The Lucky Onion kitchen team were not only joined by Mr St. John himself, but also by St. John chef Giles Edwards, and it all kicked off with Brown Shrimp & White Cabbage. Little brown shrimp are never going to win in the beauty stakes, but they sure pack a lot of flavour. Sweet and salty, they were tangled up in the weaves of shredded white cabbage along with capers and herbs. The whole dish had a coating of lemon juice and olive oil, and it was a fresh, crunchy, and altogether quite a healthy first course.

Accompanying our lunch was some of Henderson’s own wine made from old vineyards in the Minervois, France; Boulevard Napoléon Granache Gris and Cabernet Franc, both 2012 and both a whopping 14.5%. I'm a big lover of a decent Cab Franc, which is exactly what this was, but it was the Granache Gris that really stood out. Clean and fresh, with a rich and creamy texture, it had a lovely smoky liquorice edge on the finish. I'll be hunting this one down.

Next on the menu was his 'signature dish'; Bone Marrow & Parsley Salad. Many wows were expressed as giant plates of the slowly roasted bones were brought out, and Fergus then came out to explain how we should construct our "happy bone moment". With big gestural movements, we understood that we were to get a slice of toast, scoop the bone marrow out onto it, top it with the parsley salad, and finally sprinkle over some wet salt. (Wet salt is the layer of salt beneath Fleur de Sel; it's greyer in appearance and has a more minerally taste.)


Voted as one of the greatest dishes of all times by food writer Tom Parker Bowles, the bone marrow (which I think were veal shin bones - but don't quote me on that) had a creamy jelly like consistency, somewhere between a paté and a panna cotta, and they were packed full of meaty flavour. The parsley salad, spiked with lemon, capers and thinly sliced shallots cut through it's fattiness, with the toast adding a desirable charred crunch. The salt made me salivate, after each mouthful I craved another bite, and the DIY aspect was not only fun, but got everyone talking.


The main course was another St. John fave; Pig's Head & Potato Pie. I guess anyone who's ever been to a hog roast in their time, has had experience of seeing some scorched porker's face; all the meat gets taken from the body with the head left in tact, which is inevitably later discarded - it's all for show. Well, none of that business here, the head's the star ingredient. Not just fleshy, not just fat, it made prime pie filling material. Then combined with potatoes and encased in the most buttery pastry, I'd say it was a pork pie made for the gods. A simple vinegary salad of watercress and roasted red onions is all that was needed to accompany it, and not a drop of gravy in sight!


To seduce our sweet side, we had a single scoop of Chocolate Ice Cream; truffle-rich, bittersweet and indulgent, a scoop is all that was needed! I've read about his FIVE DAY ice cream recipe for St. John, so I'm guessing this was it? Either way, it was divine.

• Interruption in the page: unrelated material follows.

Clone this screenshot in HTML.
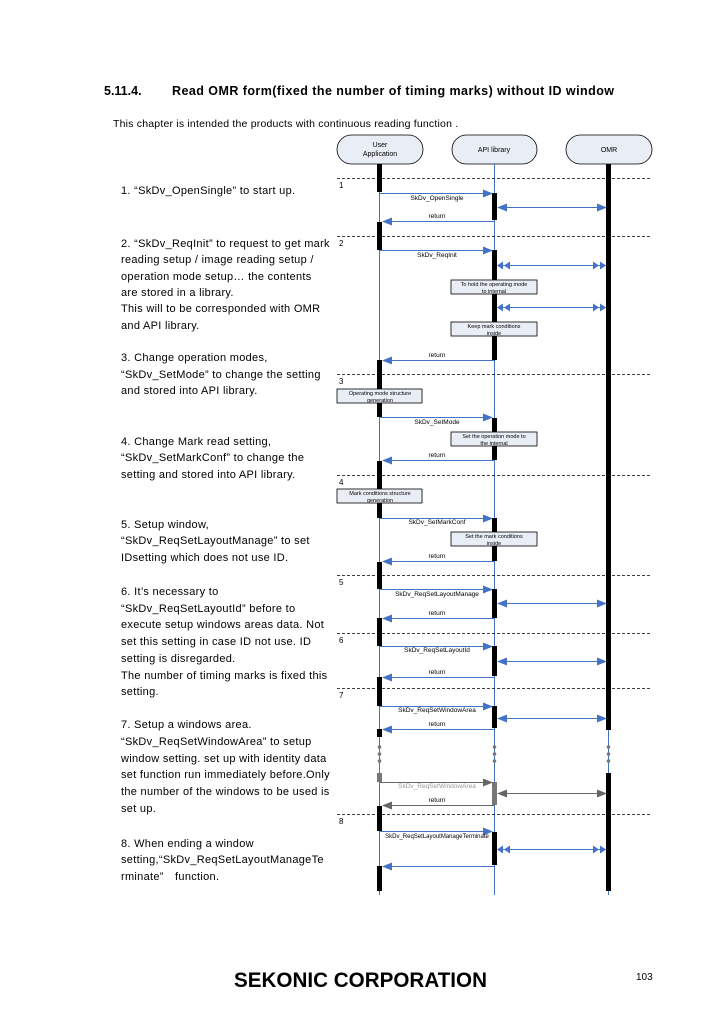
<!DOCTYPE html>
<html><head><meta charset="utf-8"><style>
html,body{margin:0;padding:0;background:#fff}
svg{display:block}
text{font-family:"Liberation Sans",Arial,sans-serif}
</style></head><body>
<svg width="725" height="1024" viewBox="0 0 725 1024" xmlns="http://www.w3.org/2000/svg">
<defs>
<marker id="ah" markerWidth="10" markerHeight="8" refX="9" refY="4" orient="auto" markerUnits="userSpaceOnUse"><path d="M0,0 L10,4 L0,8 Z" fill="#4472c4"/></marker>
<marker id="ahs" markerWidth="10" markerHeight="8" refX="1" refY="4" orient="auto" markerUnits="userSpaceOnUse"><path d="M10,0 L0,4 L10,8 Z" fill="#4472c4"/></marker>
<marker id="dh" markerWidth="14" markerHeight="8" refX="13" refY="4" orient="auto" markerUnits="userSpaceOnUse"><path d="M0,0 L6,4 L0,8 Z M7,0 L13,4 L7,8 Z" fill="#4472c4"/></marker>
<marker id="dhs" markerWidth="14" markerHeight="8" refX="1" refY="4" orient="auto" markerUnits="userSpaceOnUse"><path d="M13,0 L7,4 L13,8 Z M6,0 L0,4 L6,8 Z" fill="#4472c4"/></marker>
<marker id="gh" markerWidth="10" markerHeight="8" refX="9" refY="4" orient="auto" markerUnits="userSpaceOnUse"><path d="M0,0 L10,4 L0,8 Z" fill="#666"/></marker>
<marker id="ghs" markerWidth="10" markerHeight="8" refX="1" refY="4" orient="auto" markerUnits="userSpaceOnUse"><path d="M10,0 L0,4 L10,8 Z" fill="#666"/></marker>
</defs>

<text x="104" y="95" font-size="12.5" font-weight="bold">5.11.4.</text>
<text x="172" y="95" font-size="12.5" font-weight="bold" letter-spacing="0.45">Read OMR form(fixed the number of timing marks) without ID window</text>
<text x="113" y="127" font-size="10.5" letter-spacing="0.2">This chapter is intended the products with continuous reading function .</text>

<rect x="337" y="135" width="86" height="29" rx="14.5" fill="#e8edf6" stroke="#000" stroke-width="0.8"/>
<text x="380" y="147" font-size="7" text-anchor="middle">User</text>
<text x="380" y="156" font-size="7" text-anchor="middle">Application</text>
<rect x="452" y="135" width="85" height="29" rx="14.5" fill="#e8edf6" stroke="#000" stroke-width="0.8"/>
<text x="494" y="152" font-size="7" text-anchor="middle">API library</text>
<rect x="566" y="135" width="86" height="29" rx="14.5" fill="#e8edf6" stroke="#000" stroke-width="0.8"/>
<text x="609" y="152" font-size="7" text-anchor="middle">OMR</text>

<line x1="379.5" y1="164" x2="379.5" y2="895" stroke="#4472c4" stroke-width="1"/>
<line x1="494.5" y1="164" x2="494.5" y2="895" stroke="#4472c4" stroke-width="1"/>
<line x1="608.5" y1="164" x2="608.5" y2="895" stroke="#4472c4" stroke-width="1"/>

<rect x="606" y="164" width="5" height="566" fill="#000"/>
<rect x="606" y="773" width="5" height="118" fill="#000"/>

<g fill="#000">
<rect x="377" y="164" width="5" height="28"/>
<rect x="377" y="222" width="5" height="28"/>
<rect x="377" y="360" width="5" height="57"/>
<rect x="377" y="461" width="5" height="57"/>
<rect x="377" y="562" width="5" height="27"/>
<rect x="377" y="618" width="5" height="28"/>
<rect x="377" y="677" width="5" height="29"/>
<rect x="377" y="729" width="5" height="8"/>
<rect x="377" y="806" width="5" height="25"/>
<rect x="377" y="866" width="5" height="25"/>
<rect x="492" y="193" width="5" height="27"/>
<rect x="492" y="250" width="5" height="110"/>
<rect x="492" y="418" width="5" height="42"/>
<rect x="492" y="518" width="5" height="43"/>
<rect x="492" y="589" width="5" height="29"/>
<rect x="492" y="646" width="5" height="30"/>
<rect x="492" y="706" width="5" height="22"/>
<rect x="492" y="832" width="5" height="33"/>
</g>
<rect x="377" y="773" width="5" height="9" fill="#777"/>
<rect x="492" y="782" width="5" height="23" fill="#777"/>

<g stroke="#000" stroke-width="0.8" stroke-dasharray="3,2">
<line x1="337" y1="178.5" x2="652" y2="178.5"/>
<line x1="337" y1="236.5" x2="652" y2="236.5"/>
<line x1="337" y1="374.5" x2="652" y2="374.5"/>
<line x1="337" y1="475.5" x2="652" y2="475.5"/>
<line x1="337" y1="575.5" x2="652" y2="575.5"/>
<line x1="337" y1="633.5" x2="652" y2="633.5"/>
<line x1="337" y1="688.5" x2="652" y2="688.5"/>
<line x1="337" y1="814.5" x2="652" y2="814.5"/>
</g>
<g font-size="8">
<text x="339" y="188">1</text><text x="339" y="246">2</text><text x="339" y="384">3</text>
<text x="339" y="485">4</text><text x="339" y="585">5</text><text x="339" y="643">6</text>
<text x="339" y="698">7</text><text x="339" y="824">8</text>
</g>

<g stroke="#4472c4" stroke-width="1" fill="none">
<line x1="380" y1="193.5" x2="492" y2="193.5" marker-end="url(#ah)"/>
<line x1="380" y1="250.5" x2="492" y2="250.5" marker-end="url(#ah)"/>
<line x1="380" y1="417.5" x2="492" y2="417.5" marker-end="url(#ah)"/>
<line x1="380" y1="518.5" x2="492" y2="518.5" marker-end="url(#ah)"/>
<line x1="380" y1="589.5" x2="492" y2="589.5" marker-end="url(#ah)"/>
<line x1="380" y1="646.5" x2="492" y2="646.5" marker-end="url(#ah)"/>
<line x1="380" y1="706.5" x2="492" y2="706.5" marker-end="url(#ah)"/>
<line x1="380" y1="831.5" x2="492" y2="831.5" marker-end="url(#ah)"/>
<line x1="494" y1="221.5" x2="383" y2="221.5" marker-end="url(#ah)"/>
<line x1="494" y1="360.5" x2="383" y2="360.5" marker-end="url(#ah)"/>
<line x1="494" y1="460.5" x2="383" y2="460.5" marker-end="url(#ah)"/>
<line x1="494" y1="561.5" x2="383" y2="561.5" marker-end="url(#ah)"/>
<line x1="494" y1="618.5" x2="383" y2="618.5" marker-end="url(#ah)"/>
<line x1="494" y1="677.5" x2="383" y2="677.5" marker-end="url(#ah)"/>
<line x1="494" y1="729.5" x2="383" y2="729.5" marker-end="url(#ah)"/>
<line x1="494" y1="866.5" x2="383" y2="866.5" marker-end="url(#ah)"/>
<line x1="498" y1="207.5" x2="606" y2="207.5" marker-start="url(#ahs)" marker-end="url(#ah)"/>
<line x1="498" y1="603.5" x2="606" y2="603.5" marker-start="url(#ahs)" marker-end="url(#ah)"/>
<line x1="498" y1="661.5" x2="606" y2="661.5" marker-start="url(#ahs)" marker-end="url(#ah)"/>
<line x1="498" y1="718.5" x2="606" y2="718.5" marker-start="url(#ahs)" marker-end="url(#ah)"/>
<line x1="498" y1="265.5" x2="606" y2="265.5" marker-start="url(#dhs)" marker-end="url(#dh)"/>
<line x1="498" y1="307.5" x2="606" y2="307.5" marker-start="url(#dhs)" marker-end="url(#dh)"/>
<line x1="498" y1="849.5" x2="606" y2="849.5" marker-start="url(#dhs)" marker-end="url(#dh)"/>
</g>
<g stroke="#666" stroke-width="1">
<line x1="380" y1="782.5" x2="492" y2="782.5" marker-end="url(#gh)"/>
<line x1="494" y1="805.5" x2="383" y2="805.5" marker-end="url(#gh)"/>
<line x1="498" y1="793.5" x2="606" y2="793.5" marker-start="url(#ghs)" marker-end="url(#gh)"/>
</g>
<g fill="#777">
<circle cx="379.5" cy="747" r="1.8"/><circle cx="379.5" cy="754" r="1.8"/><circle cx="379.5" cy="761" r="1.8"/>
<circle cx="494.5" cy="747" r="1.8"/><circle cx="494.5" cy="754" r="1.8"/><circle cx="494.5" cy="761" r="1.8"/>
<circle cx="608.5" cy="747" r="1.8"/><circle cx="608.5" cy="754" r="1.8"/><circle cx="608.5" cy="761" r="1.8"/>
</g>

<g font-size="6.5" text-anchor="middle">
<text x="437" y="200">SkDv_OpenSingle</text>
<text x="437" y="218">return</text>
<text x="437" y="257">SkDv_ReqInit</text>
<text x="437" y="357">return</text>
<text x="437" y="424">SkDv_SetMode</text>
<text x="437" y="457">return</text>
<text x="437" y="524">SkDv_SetMarkConf</text>
<text x="437" y="558">return</text>
<text x="437" y="596">SkDv_ReqSetLayoutManage</text>
<text x="437" y="615">return</text>
<text x="437" y="652">SkDv_ReqSetLayoutId</text>
<text x="437" y="674">return</text>
<text x="437" y="712">SkDv_ReqSetWindowArea</text>
<text x="437" y="726">return</text>
<text x="437" y="788" fill="#999">SkDv_ReqSetWindowArea</text>
<text x="437" y="802">return</text>
<text x="437" y="838" font-size="6">SkDv_ReqSetLayoutManageTerminate</text>
</g>

<g fill="#e8edf6" stroke="#000" stroke-width="0.8">
<rect x="451" y="280" width="86" height="14"/>
<rect x="451" y="322" width="86" height="14"/>
<rect x="337" y="389" width="85" height="14"/>
<rect x="451" y="432" width="86" height="14"/>
<rect x="337" y="489" width="85" height="14"/>
<rect x="451" y="532" width="86" height="14"/>
</g>
<g font-size="5.5" text-anchor="middle">
<text x="494" y="286">To hold the operating mode</text><text x="494" y="293">to internal</text>
<text x="494" y="328">Keep mark conditions</text><text x="494" y="335">inside</text>
<text x="380" y="395">Operating mode structure</text><text x="380" y="402">generation</text>
<text x="494" y="438">Set the operation mode to</text><text x="494" y="445">the internal</text>
<text x="380" y="495">Mark conditions structure</text><text x="380" y="502">generation</text>
<text x="494" y="538">Set the mark conditions</text><text x="494" y="545">inside</text>
</g>

<g font-size="11" letter-spacing="0.3">
<text x="121" y="194">1. “SkDv_OpenSingle” to start up.</text>
<text x="121" y="247">2. “SkDv_ReqInit” to request to get mark</text>
<text x="121" y="263">reading setup / image reading setup /</text>
<text x="121" y="280">operation mode setup… the contents</text>
<text x="121" y="296">are stored in a library.</text>
<text x="121" y="312">This will to be corresponded with OMR</text>
<text x="121" y="329">and API library.</text>
<text x="121" y="361">3. Change operation modes,</text>
<text x="121" y="378">“SkDv_SetMode” to change the setting</text>
<text x="121" y="394">and stored into API library.</text>
<text x="121" y="445">4. Change Mark read setting,</text>
<text x="121" y="461">“SkDv_SetMarkConf” to change the</text>
<text x="121" y="478">setting and stored into API library.</text>
<text x="121" y="528">5. Setup window,</text>
<text x="121" y="544">“SkDv_ReqSetLayoutManage” to set</text>
<text x="121" y="561">IDsetting which does not use ID.</text>
<text x="121" y="595">6. It’s necessary to</text>
<text x="121" y="612">“SkDv_ReqSetLayoutId” before to</text>
<text x="121" y="628">execute setup windows areas data. Not</text>
<text x="121" y="645">set this setting in case ID not use. ID</text>
<text x="121" y="662">setting is disregarded.</text>
<text x="121" y="679">The number of timing marks is fixed this</text>
<text x="121" y="695">setting.</text>
<text x="121" y="728">7. Setup a windows area.</text>
<text x="121" y="745">“SkDv_ReqSetWindowArea” to setup</text>
<text x="121" y="762">window setting. set up with identity data</text>
<text x="121" y="778">set function run immediately before.Only</text>
<text x="121" y="795">the number of the windows to be used is</text>
<text x="121" y="812">set up.</text>
<text x="121" y="847">8. When ending a window</text>
<text x="121" y="863">setting,“SkDv_ReqSetLayoutManageTe</text>
<text x="121" y="880">rminate”　function.</text>
</g>

<text x="234" y="987" font-size="21" font-weight="bold" textLength="253" lengthAdjust="spacingAndGlyphs">SEKONIC CORPORATION</text>
<text x="636" y="980" font-size="10">103</text>
</svg>
</body></html>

Coffee and the most marvelous Madeleines rounded everything off. Having been bought a Madeleine tin for Christmas, I've been trying various recipes out, but none have tasted anywhere near as good as these. Fresh out of the oven, the light and springy sponges had a sweet honey butter taste, and the scalloped edges and recognisable 'nipple' on the back never cease to crack a smile. I fear I ate more than my fair share.


Clearly The Lucky Onion sure know how to host a soirée, and although I might have spent the next day in bed with a sore tum having pigged out so much, literally (my cursed IBD, nothing to do with the amazing chef skills!), I can put this down as one of my all time favourite foodie experiences. I can only hope that I get to go to another!